* [PROBLEM REQUIREMENTS]
Without the pictures, print the lines running from the beginning of the material to the line containing "156, 162, 168];", both ends included.

* [DATA LINES]
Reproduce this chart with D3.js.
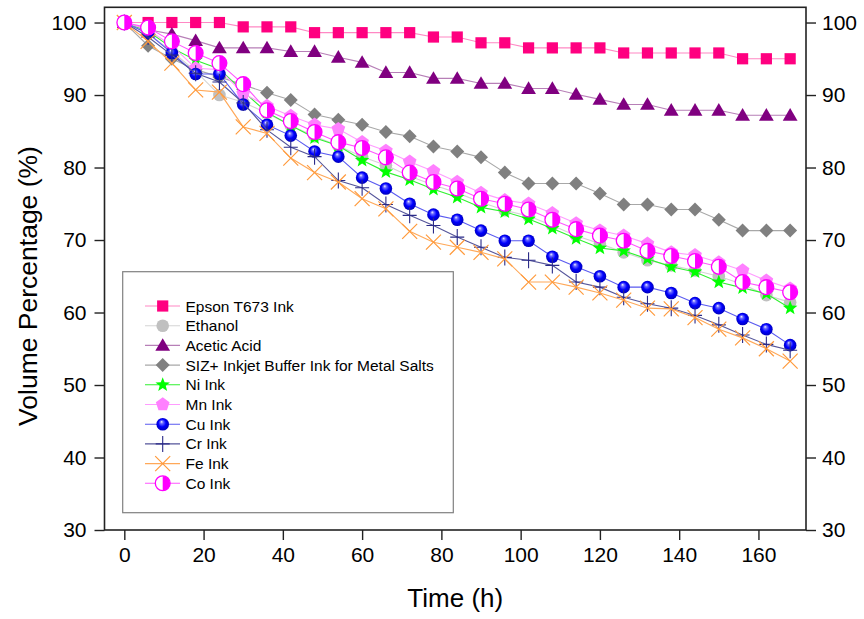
<!DOCTYPE html>
<html>
<head>
<meta charset="utf-8">
<script src="https://cdn.jsdelivr.net/npm/d3@7"></script>
<style>
  body { margin: 0; background: #fff; }
  svg { display: block; font-family: Arial, "Liberation Sans", sans-serif; }
</style>
</head>
<body>
<svg id="chart" width="864" height="619"></svg>
<script>
// Sampling times (h)
const hours = [0, 6, 12, 18, 24, 30, 36, 42, 48, 54, 60, 66, 72, 78, 84, 90, 96,
               102, 108, 114, 120, 126, 132, 138, 144, 150, 156, 162, 168];

// Volume remaining (%) for each liquid
const epson   = [100, 100, 100, 100, 100, 99.4, 99.4, 99.4, 98.6, 98.6, 98.6, 98.6, 98.6, 98.0, 98.0,
                 97.2, 97.2, 96.5, 96.5, 96.5, 96.5, 95.8, 95.8, 95.8, 95.8, 95.8, 95.0, 95.0, 95.0];
const ethanol = [100, 98.5, 96.0, 93.3, 90.0, 89.0, 87.5, 85.8, 84.3, 83.0, 81.5, 80.3, 78.8, 77.6, 76.5,
                 75.2, 74.1, 73.3, 72.0, 70.6, 69.5, 68.3, 67.2, 66.5, 65.8, 65.0, 63.9, 62.4, 61.4];
const acetic  = [100, 99.0, 98.4, 97.5, 96.5, 96.5, 96.5, 96.0, 96.0, 95.2, 94.5, 93.1, 93.1, 92.3, 92.3,
                 91.6, 91.6, 90.9, 90.9, 90.1, 89.4, 88.7, 88.7, 87.9, 87.9, 87.9, 87.2, 87.2, 87.2];
const sizBuffer = [100, 96.8, 95.0, 93.5, 92.5, 91.4, 90.3, 89.3, 87.3, 86.6, 85.9, 84.9, 84.3, 82.9, 82.2,
                 81.4, 79.3, 77.8, 77.8, 77.8, 76.4, 74.9, 74.9, 74.2, 74.2, 72.8, 71.3, 71.3, 71.3];
const niInk   = [100, 98.8, 96.5, 94.8, 93.6, 90.5, 87.6, 85.8, 84.1, 83.0, 81.0, 79.4, 78.3, 77.0, 75.9,
                 74.5, 73.9, 72.9, 71.6, 70.2, 68.9, 68.5, 67.4, 66.3, 65.6, 64.2, 63.4, 62.6, 60.6];
const mnInk   = [100, 99.0, 96.8, 93.7, 93.5, 90.2, 88.5, 87.1, 85.9, 85.3, 83.5, 82.3, 80.8, 79.5, 78.0,
                 76.5, 75.5, 75.0, 73.7, 72.3, 71.3, 70.6, 69.5, 68.3, 67.9, 66.9, 65.8, 64.4, 63.3];
const cuInk   = [100, 98.5, 95.8, 92.9, 92.9, 88.7, 85.9, 84.4, 82.2, 81.5, 78.6, 77.1, 75.0, 73.5, 72.8,
                 71.3, 69.9, 69.9, 67.7, 66.3, 65.0, 63.5, 63.5, 62.7, 61.3, 60.6, 59.1, 57.7, 55.5];
const crInk   = [100, 98.0, 95.5, 93.0, 91.8, 88.9, 85.2, 82.8, 81.5, 78.2, 77.2, 74.9, 73.4, 72.0, 70.4,
                 69.0, 67.6, 67.2, 66.5, 64.2, 63.5, 62.1, 61.2, 60.6, 59.6, 58.3, 56.9, 55.6, 54.8];
const feInk   = [100, 97.4, 94.4, 90.7, 90.4, 85.6, 84.7, 81.3, 79.3, 78.0, 75.7, 74.3, 71.2, 69.7, 69.0,
                 68.3, 67.4, 64.2, 64.2, 63.5, 62.7, 61.7, 60.6, 60.5, 59.3, 57.7, 56.5, 55.0, 53.3];
const coInk   = [100, 99.3, 97.4, 95.8, 94.4, 91.5, 87.9, 86.4, 84.9, 83.5, 82.7, 81.4, 79.3, 78.0, 77.1,
                 75.7, 75.0, 74.2, 72.8, 71.5, 70.6, 69.9, 68.5, 67.8, 67.1, 66.3, 64.2, 63.5, 62.8];

const seriesNames = ["Epson T673 Ink", "Ethanol", "Acetic Acid", "SIZ+ Inkjet Buffer Ink for Metal Salts",
                     "Ni Ink", "Mn Ink", "Cu Ink", "Cr Ink", "Fe Ink", "Co Ink"];
const seriesValues = [epson, ethanol, acetic, sizBuffer, niInk, mnInk, cuInk, crInk, feInk, coInk];

const xTicks = [0, 20, 40, 60, 80, 100, 120, 140, 160];
const yTicks = [30, 40, 50, 60, 70, 80, 90, 100];

// Plot styling per series: marker shape, marker colour, connecting-line colour
const styles = [
  { shape: "square",   fill: "#FF0080", line: "#FF88C4" },
  { shape: "circle",   fill: "#C0C0C0", line: "#D4D4D4" },
  { shape: "triangle", fill: "#800080", line: "#B77FB7" },
  { shape: "diamond",  fill: "#808080", line: "#A8A8A8" },
  { shape: "star",     fill: "#00FF00", line: "#30F030" },
  { shape: "pentagon", fill: "#FF80FF", line: "#FF9CFF" },
  { shape: "sphere",   fill: "#0000FF", line: "#5A5AF0" },
  { shape: "plus",     fill: "#2A2A88", line: "#55559A" },
  { shape: "times",    fill: "#FF9A3C", line: "#FFA858" },
  { shape: "half",     fill: "#FF00FF", line: "#FF55FF" }
];

const plot = { left: 104.5, right: 806, top: 7.3, bottom: 530 };

const svg = d3.select("#chart");
const defs = svg.append("defs");
const grad = defs.append("radialGradient").attr("id", "cuShade")
  .attr("cx", "50%").attr("cy", "50%").attr("r", "55%").attr("fx", "40%").attr("fy", "30%");
grad.append("stop").attr("offset", "0%").attr("stop-color", "#F4F4FF");
grad.append("stop").attr("offset", "22%").attr("stop-color", "#6A6AFF");
grad.append("stop").attr("offset", "55%").attr("stop-color", "#0000FF");
grad.append("stop").attr("offset", "100%").attr("stop-color", "#0000B0");

const x = d3.scaleLinear().domain([-5, 172]).range([plot.left, plot.right]);
const y = d3.scaleLinear().domain([30, 102.1]).range([plot.bottom, plot.top]);

// Marker drawing helpers
function starPath(r) {
  const pts = [];
  for (let i = 0; i < 10; i++) {
    const a = -Math.PI / 2 + i * Math.PI / 5;
    const rr = i % 2 === 0 ? r : r * 0.42;
    pts.push([rr * Math.cos(a), rr * Math.sin(a)]);
  }
  return "M" + pts.map(p => p.join(",")).join("L") + "Z";
}
function polyPath(n, r) {
  const pts = [];
  for (let i = 0; i < n; i++) {
    const a = -Math.PI / 2 + i * 2 * Math.PI / n;
    pts.push([r * Math.cos(a), r * Math.sin(a)]);
  }
  return "M" + pts.map(p => p.join(",")).join("L") + "Z";
}

function drawMarker(g, st) {
  switch (st.shape) {
    case "square":
      g.append("rect").attr("x", -5.6).attr("y", -5.6).attr("width", 11.2).attr("height", 11.2)
        .attr("fill", st.fill);
      break;
    case "circle":
      g.append("circle").attr("r", 6.3).attr("fill", st.fill);
      break;
    case "triangle":
      g.append("path").attr("d", "M0,-7.2L7.4,5.4L-7.4,5.4Z").attr("fill", st.fill);
      break;
    case "diamond":
      g.append("path").attr("d", "M0,-7L7,0L0,7L-7,0Z").attr("fill", st.fill);
      break;
    case "star":
      g.append("path").attr("d", starPath(7.6)).attr("fill", st.fill);
      break;
    case "pentagon":
      g.append("path").attr("d", polyPath(5, 7.2)).attr("fill", st.fill);
      break;
    case "sphere":
      g.append("circle").attr("r", 6.3).attr("fill", "url(#cuShade)");
      break;
    case "plus":
      g.append("path").attr("d", "M-7,0H7M0,-8V8").attr("stroke", st.fill)
        .attr("stroke-width", 1.1).attr("fill", "none");
      break;
    case "times":
      g.append("path").attr("d", "M-7.5,-7.5L7.5,7.5M-7.5,7.5L7.5,-7.5").attr("stroke", st.fill)
        .attr("stroke-width", 1.2).attr("fill", "none");
      break;
    case "half":
      g.append("circle").attr("r", 7.4).attr("fill", "#fff");
      g.append("path").attr("d", "M0,-7.4A7.4,7.4 0 0 1 0,7.4Z").attr("fill", st.fill);
      g.append("circle").attr("r", 7.4).attr("fill", "none").attr("stroke", st.fill).attr("stroke-width", 1.3);
      break;
  }
}

// Frame and axes
const axisColor = "#222";
svg.append("rect").attr("x", plot.left).attr("y", plot.top)
  .attr("width", plot.right - plot.left).attr("height", plot.bottom - plot.top)
  .attr("fill", "none").attr("stroke", axisColor).attr("stroke-width", 1.6);

const tickFont = 21;
const xAxis = svg.append("g").attr("transform", `translate(0,${plot.bottom})`)
  .call(d3.axisBottom(x).tickValues(xTicks).tickSize(10).tickPadding(7).tickFormat(d3.format("d")));
const yAxisL = svg.append("g").attr("transform", `translate(${plot.left},0)`)
  .call(d3.axisLeft(y).tickValues(yTicks).tickSize(10).tickPadding(8).tickFormat(d3.format("d")));
const yAxisR = svg.append("g").attr("transform", `translate(${plot.right},0)`)
  .call(d3.axisRight(y).tickValues(yTicks).tickSize(10).tickPadding(6).tickFormat(d3.format("d")));
[xAxis, yAxisL, yAxisR].forEach(a => {
  a.select(".domain").remove();
  a.selectAll("line").attr("stroke", axisColor).attr("stroke-width", 1.4);
  a.selectAll("text").attr("fill", "#000").style("font-size", tickFont + "px")
    .style("font-family", "Arial, 'Liberation Sans', sans-serif");
});

// Axis titles
svg.append("text").attr("x", (plot.left + plot.right) / 2).attr("y", 607)
  .attr("text-anchor", "middle").style("font-size", "26px").text("Time (h)");
svg.append("text").attr("transform", "translate(37,286) rotate(-90)")
  .attr("text-anchor", "middle").style("font-size", "26.5px").text("Volume Percentage (%)");

// Series: line then markers, drawn in legend order
const lineGen = d3.line().x(d => x(d[0])).y(d => y(d[1]));
seriesValues.forEach((vals, i) => {
  const st = styles[i];
  const pts = hours.map((h, k) => [h, vals[k]]);
  const g = svg.append("g");
  g.append("path").datum(pts).attr("d", lineGen).attr("fill", "none")
    .attr("stroke", st.line).attr("stroke-width", 1.1);
  g.selectAll("g.m").data(pts).join("g").attr("class", "m")
    .attr("transform", d => `translate(${x(d[0])},${y(d[1])})`)
    .each(function () { drawMarker(d3.select(this), st); });
});

// Legend
const leg = svg.append("g");
leg.append("rect").attr("x", 122.7).attr("y", 271.7).attr("width", 330.6).attr("height", 241)
  .attr("fill", "#fff").attr("stroke", "#808080").attr("stroke-width", 1.2);
seriesNames.forEach((name, i) => {
  const st = styles[i];
  const ly = 306 + i * 19.7;
  leg.append("line").attr("x1", 145).attr("x2", 180).attr("y1", ly).attr("y2", ly)
    .attr("stroke", st.line).attr("stroke-width", 1.1);
  const mg = leg.append("g").attr("transform", `translate(162.7,${ly})`);
  drawMarker(mg, st);
  leg.append("text").attr("x", 185.5).attr("y", ly).attr("dy", "0.36em")
    .style("font-size", "15.5px").text(name);
});
</script>
</body>
</html>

* [RESPONSE]
Reproduce this chart with D3.js.
<!DOCTYPE html>
<html>
<head>
<meta charset="utf-8">
<script src="https://cdn.jsdelivr.net/npm/d3@7"></script>
<style>
  body { margin: 0; background: #fff; }
  svg { display: block; font-family: Arial, "Liberation Sans", sans-serif; }
</style>
</head>
<body>
<svg id="chart" width="864" height="619"></svg>
<script>
// Sampling times (h)
const hours = [0, 6, 12, 18, 24, 30, 36, 42, 48, 54, 60, 66, 72, 78, 84, 90, 96,
               102, 108, 114, 120, 126, 132, 138, 144, 150, 156, 162, 168];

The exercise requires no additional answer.